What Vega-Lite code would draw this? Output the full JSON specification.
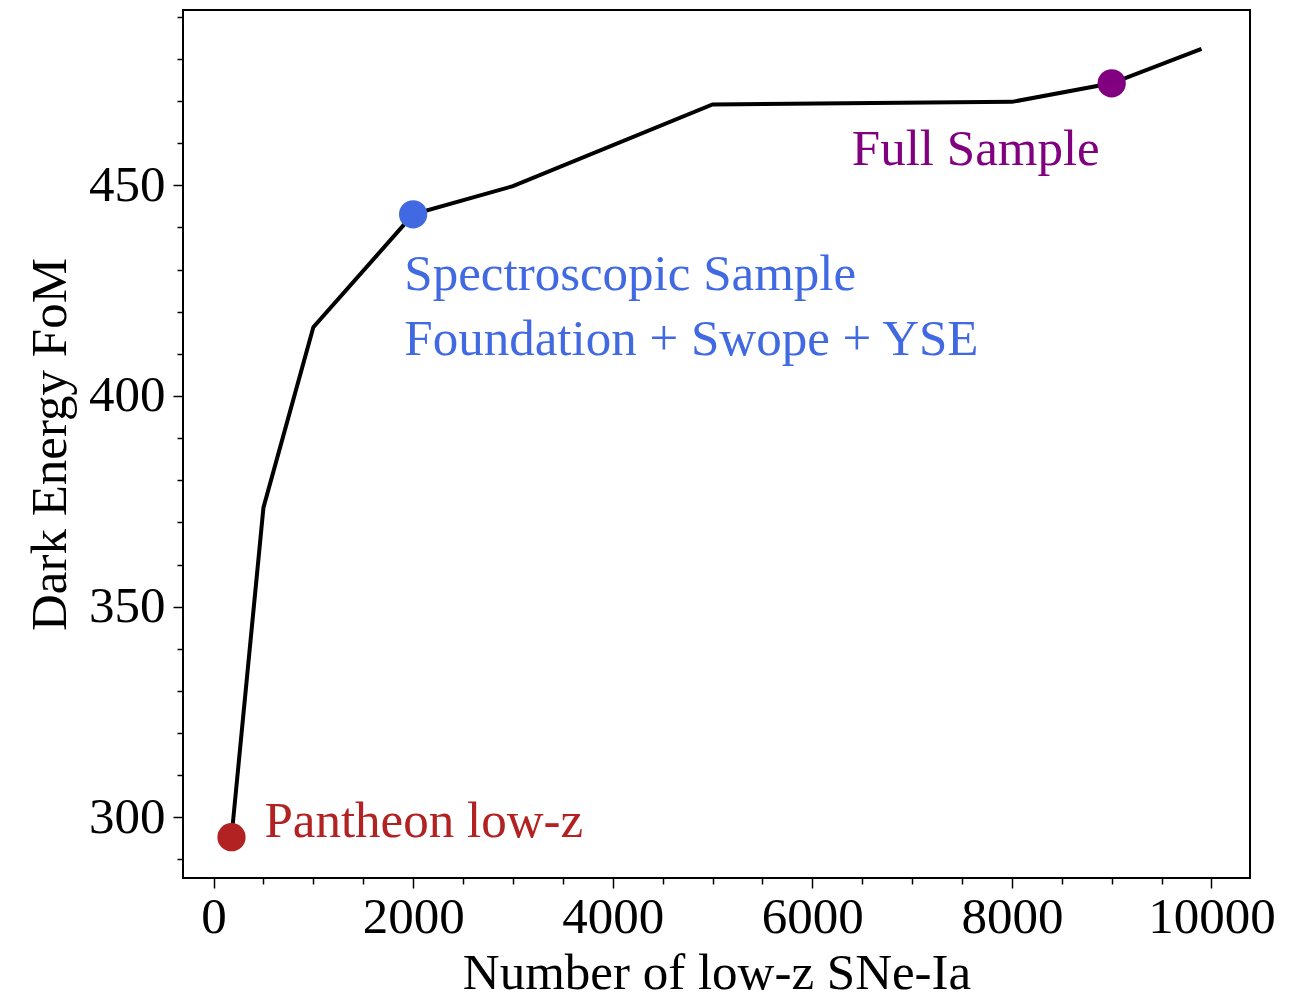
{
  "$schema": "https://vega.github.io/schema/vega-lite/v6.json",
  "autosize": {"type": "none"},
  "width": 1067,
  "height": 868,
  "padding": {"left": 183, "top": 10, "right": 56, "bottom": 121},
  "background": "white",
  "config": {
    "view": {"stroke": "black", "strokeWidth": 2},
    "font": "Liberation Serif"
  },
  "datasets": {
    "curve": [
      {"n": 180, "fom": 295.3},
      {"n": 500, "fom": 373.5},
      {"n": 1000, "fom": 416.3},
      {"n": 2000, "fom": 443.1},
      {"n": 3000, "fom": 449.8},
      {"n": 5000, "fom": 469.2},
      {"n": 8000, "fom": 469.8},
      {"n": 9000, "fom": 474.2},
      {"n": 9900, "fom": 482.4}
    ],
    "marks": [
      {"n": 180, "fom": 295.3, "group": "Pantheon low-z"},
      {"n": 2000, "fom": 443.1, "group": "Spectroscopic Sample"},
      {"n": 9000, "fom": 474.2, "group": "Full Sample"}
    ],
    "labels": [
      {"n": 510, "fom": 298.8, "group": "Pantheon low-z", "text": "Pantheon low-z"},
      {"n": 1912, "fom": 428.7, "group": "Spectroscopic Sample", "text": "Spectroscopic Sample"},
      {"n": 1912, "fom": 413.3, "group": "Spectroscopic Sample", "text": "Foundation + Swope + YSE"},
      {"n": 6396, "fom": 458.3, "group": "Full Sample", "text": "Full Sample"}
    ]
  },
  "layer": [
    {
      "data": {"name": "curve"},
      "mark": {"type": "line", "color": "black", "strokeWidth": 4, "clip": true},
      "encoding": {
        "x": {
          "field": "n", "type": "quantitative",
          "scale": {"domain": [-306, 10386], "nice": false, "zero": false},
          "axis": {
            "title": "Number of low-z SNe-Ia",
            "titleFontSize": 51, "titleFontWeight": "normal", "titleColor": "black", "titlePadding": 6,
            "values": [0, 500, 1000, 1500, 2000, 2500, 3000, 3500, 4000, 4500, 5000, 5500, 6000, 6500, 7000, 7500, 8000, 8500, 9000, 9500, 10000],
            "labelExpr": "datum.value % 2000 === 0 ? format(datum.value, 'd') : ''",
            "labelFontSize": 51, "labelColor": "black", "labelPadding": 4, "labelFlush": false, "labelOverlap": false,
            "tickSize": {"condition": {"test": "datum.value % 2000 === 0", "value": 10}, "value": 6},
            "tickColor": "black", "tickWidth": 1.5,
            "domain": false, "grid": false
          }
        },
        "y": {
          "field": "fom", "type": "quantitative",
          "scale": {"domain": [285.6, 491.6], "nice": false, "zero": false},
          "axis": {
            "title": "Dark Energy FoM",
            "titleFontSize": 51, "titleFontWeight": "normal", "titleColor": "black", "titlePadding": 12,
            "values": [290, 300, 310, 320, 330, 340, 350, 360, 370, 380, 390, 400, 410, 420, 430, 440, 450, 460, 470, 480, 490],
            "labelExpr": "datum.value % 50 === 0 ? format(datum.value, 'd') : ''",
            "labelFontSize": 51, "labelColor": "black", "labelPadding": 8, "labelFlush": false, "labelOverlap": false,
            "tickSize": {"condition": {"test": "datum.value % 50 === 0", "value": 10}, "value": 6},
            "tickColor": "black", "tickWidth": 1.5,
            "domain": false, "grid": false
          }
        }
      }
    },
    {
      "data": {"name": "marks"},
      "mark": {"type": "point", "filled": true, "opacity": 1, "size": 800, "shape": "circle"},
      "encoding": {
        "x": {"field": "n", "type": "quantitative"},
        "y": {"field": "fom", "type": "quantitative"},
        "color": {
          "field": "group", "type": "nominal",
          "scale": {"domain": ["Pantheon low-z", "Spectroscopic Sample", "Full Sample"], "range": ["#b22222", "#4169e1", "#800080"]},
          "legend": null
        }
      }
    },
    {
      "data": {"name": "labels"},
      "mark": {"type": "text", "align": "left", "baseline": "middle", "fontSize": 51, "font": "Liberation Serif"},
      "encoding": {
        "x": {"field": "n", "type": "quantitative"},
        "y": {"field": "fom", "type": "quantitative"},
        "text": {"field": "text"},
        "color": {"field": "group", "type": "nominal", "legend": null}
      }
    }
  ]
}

==

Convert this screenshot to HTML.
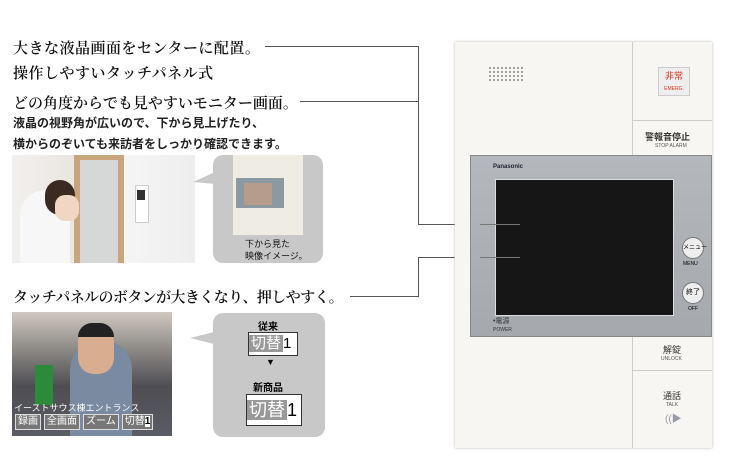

• GIVEN REQUEST: Note each line of the entries that has "this" in it, and copy those lines.

• RESPONSE:
What Vega-Lite code would draw this? Output the full JSON specification.
Convert this screenshot to HTML.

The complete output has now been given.